Birds of Nebraska: Newspaper Accounts, 1854-1923

Editor [possibly Miles Greenleaf]. March 16, 1919. Our Master Musician [Western Meadowlark]. Omaha Sunday World-Herald 54(24): 10-E. A bird editorial.

Our Master Musician.

Heifetz was in our midst last week, with his violin, and taught Omaha a good deal about the art of melody, and there was some argument among authorities as to his status as compared with Ysaye and Kreisler.

Being a bit inclined to the outdoors, we really had to smile at these arguments, for we had just heard the Master Musician - The Western Meadowlark!

This wondrous songster is back again for the summer, and we sincerely hope that his 1919 season is as prolific in bugs and insects as will be Mr. Heifetz's in American dollars.

The Western Meadowlark is no slouch of a bird. He is big and handsome and daring. Also he is intelligent, and knows his friends. More than that he can hide his nest so cunningly that it takes a golfer's caddy to locate the same, while searching for a missing gutta percha pill.

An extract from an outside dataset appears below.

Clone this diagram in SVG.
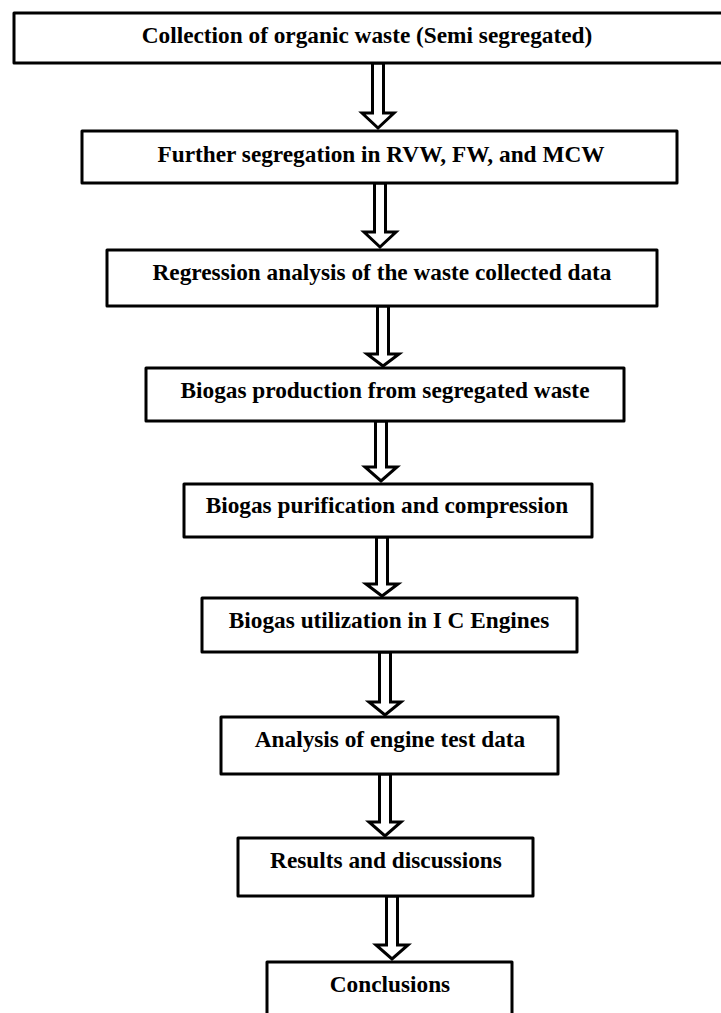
<svg xmlns="http://www.w3.org/2000/svg" width="721" height="1013" viewBox="0 0 721 1013">
<style>
.box{fill:#fff;stroke:#000;stroke-width:3;stroke-linejoin:round}
.arr{fill:#fff;stroke:#000;stroke-width:3;stroke-linejoin:miter}
.t{font-family:"Liberation Serif","Times New Roman",serif;font-weight:bold;font-size:23.3px;fill:#000;text-anchor:middle}
</style>
<rect width="721" height="1013" fill="#fff"/>
<g id="connectors">
<path class="arr" d="M372.5,63 V113 H362 L378,128 L394,113 H383.5 V63 Z"/>
<path class="arr" d="M374.5,183 V232 H364 L380,247 L396,232 H385.5 V183 Z"/>
<path class="arr" d="M377.5,306 V354 H367 L383,366 L399,354 H388.5 V306 Z"/>
<path class="arr" d="M375.5,421 V467 H365 L381,481 L397,467 H386.5 V421 Z"/>
<path class="arr" d="M376.5,537 V584 H366 L382,596 L398,584 H387.5 V537 Z"/>
<path class="arr" d="M379.5,652 V702 H369 L385,715 L401,702 H390.5 V652 Z"/>
<path class="arr" d="M379.5,774 V822 H369 L385,836 L401,822 H390.5 V774 Z"/>
<path class="arr" d="M386.5,896 V945 H376 L392,959 L408,945 H397.5 V896 Z"/>
</g>
<g id="n1"><rect class="box" x="14" y="13" width="712" height="50"/><text class="t" x="367" y="43">Collection of organic waste (Semi segregated)</text></g>
<g id="n2"><rect class="box" x="82" y="131" width="595" height="52"/><text class="t" x="381" y="162">Further segregation in RVW, FW, and MCW</text></g>
<g id="n3"><rect class="box" x="107" y="250" width="550" height="56"/><text class="t" x="382" y="280">Regression analysis of the waste collected data</text></g>
<g id="n4"><rect class="box" x="146" y="368" width="478" height="53"/><text class="t" x="385" y="398">Biogas production from segregated waste</text></g>
<g id="n5"><rect class="box" x="184" y="484" width="408" height="53"/><text class="t" x="387" y="513">Biogas purification and compression</text></g>
<g id="n6"><rect class="box" x="202" y="598" width="375" height="54"/><text class="t" x="389" y="628">Biogas utilization in I C Engines</text></g>
<g id="n7"><rect class="box" x="221" y="717" width="337" height="57"/><text class="t" x="390" y="747">Analysis of engine test data</text></g>
<g id="n8"><rect class="box" x="238" y="838" width="295" height="58"/><text class="t" x="386" y="868">Results and discussions</text></g>
<g id="n9"><rect class="box" x="267" y="962" width="245" height="60"/><text class="t" x="390" y="992">Conclusions</text></g>
</svg>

But we care nothing for these details. The fact that the brisk March air has been beautified by the "Whoopla! Potato Bug!" song of the lark is enough for us!

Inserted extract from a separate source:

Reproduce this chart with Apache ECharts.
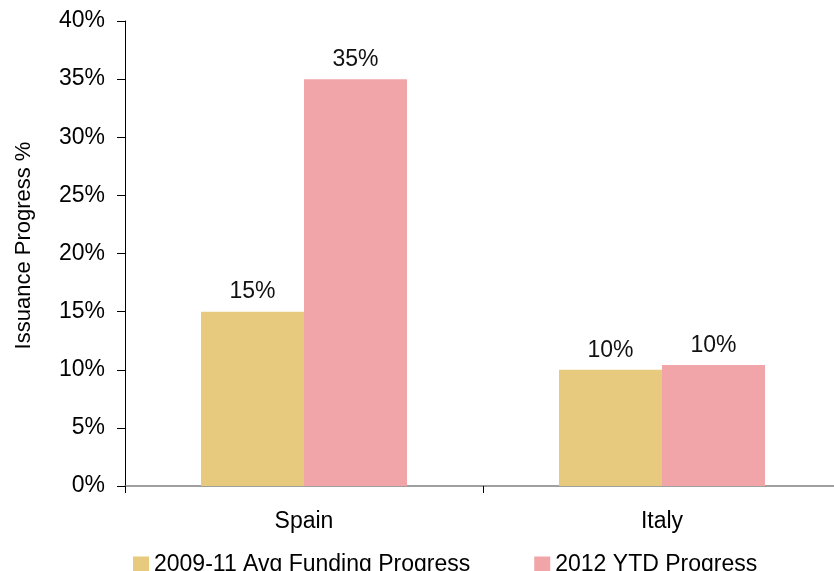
<!DOCTYPE html>
<html>
<head>
<meta charset="utf-8">
<script src="https://cdn.jsdelivr.net/npm/echarts@6/dist/echarts.min.js"></script>
<style>
  html, body { margin: 0; padding: 0; background: #fff; overflow: hidden; }
  /* 画布比窗口略宽，x 轴右端延伸出可视区域 */
  #chart { width: 841px; height: 571px; }
</style>
</head>
<body>
<div id="chart"></div>
<script>
// 数据
const countries = ["Spain", "Italy"];
const avgFunding = [15, 10];      // 2009-11 Avg Funding Progress
const ytdProgress = [35, 10.4];   // 2012 YTD Progress
const seriesNames = ["2009-11 Avg Funding Progress", "2012 YTD Progress"];

const fontFamily = "Liberation Sans, Arial, sans-serif";
const fontSize = 23;

var myChart = echarts.init(document.getElementById("chart"));
const option = {
    animation: false,
    textStyle: { fontFamily: fontFamily },
    grid: {
        left: 125,
        top: 21,
        right: 0,
        bottom: 85
    },
    legend: {
        left: 128,
        top: 548,
        itemWidth: 16,
        itemHeight: 16,
        itemGap: 64,
        icon: "rect",
        textStyle: { fontSize: fontSize, color: "#000", fontFamily: fontFamily },
        data: seriesNames
    },
    xAxis: {
        type: "category",
        data: countries,
        axisLine: { lineStyle: { color: "#808080", width: 1.5 } },
        axisTick: { show: true, length: 7, alignWithLabel: false, lineStyle: { color: "#000" } },
        axisLabel: { fontSize: fontSize, color: "#000", margin: 24, fontFamily: fontFamily }
    },
    yAxis: {
        type: "value",
        min: 0,
        max: 40,
        interval: 5,
        name: "Issuance Progress %",
        nameLocation: "middle",
        nameRotate: 90,
        nameGap: 90,
        nameTextStyle: { fontSize: fontSize - 1, color: "#000", fontFamily: fontFamily, padding: [0, 0, 0, 16] },
        axisLine: { show: true, lineStyle: { color: "#000" } },
        axisTick: { show: true, length: 8, lineStyle: { color: "#000" } },
        splitLine: { show: false },
        axisLabel: {
            fontSize: fontSize,
            color: "#000",
            margin: 20,
            fontFamily: fontFamily,
            formatter: "{value}%"
        }
    },
    series: [
        {
            name: seriesNames[0],
            type: "bar",
            data: avgFunding,
            barWidth: 103,
            barGap: "0%",
            itemStyle: { color: "#E8CA7E" },
            label: {
                show: true,
                position: "top",
                distance: 8,
                fontSize: fontSize,
                color: "#111",
                fontFamily: fontFamily,
                formatter: function (p) { return Math.round(p.value) + "%"; }
            }
        },
        {
            name: seriesNames[1],
            type: "bar",
            data: ytdProgress,
            barWidth: 103,
            barGap: "0%",
            itemStyle: { color: "#F2A5A8" },
            label: {
                show: true,
                position: "top",
                distance: 8,
                fontSize: fontSize,
                color: "#111",
                fontFamily: fontFamily,
                formatter: function (p) { return Math.round(p.value) + "%"; }
            }
        }
    ]
};
myChart.setOption(option);
</script>
</body>
</html>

Scores of other summer birds will be coming in as the days roll by, but the Meadowlark is ours first - and ours forever.

When J.J. Audubon, the world's greatest ornithologist, stood on the Iowa bluffs in the Forties and heard this wonderful bit of music for the first time, he had the same thrill that others felt the other night when Heifetz was at his best.

There is no song like that of the Western Meadowlark, nor any bird as loveable nor more useful than this.

Welcome, then, to the pet bird-property of the Western Plains.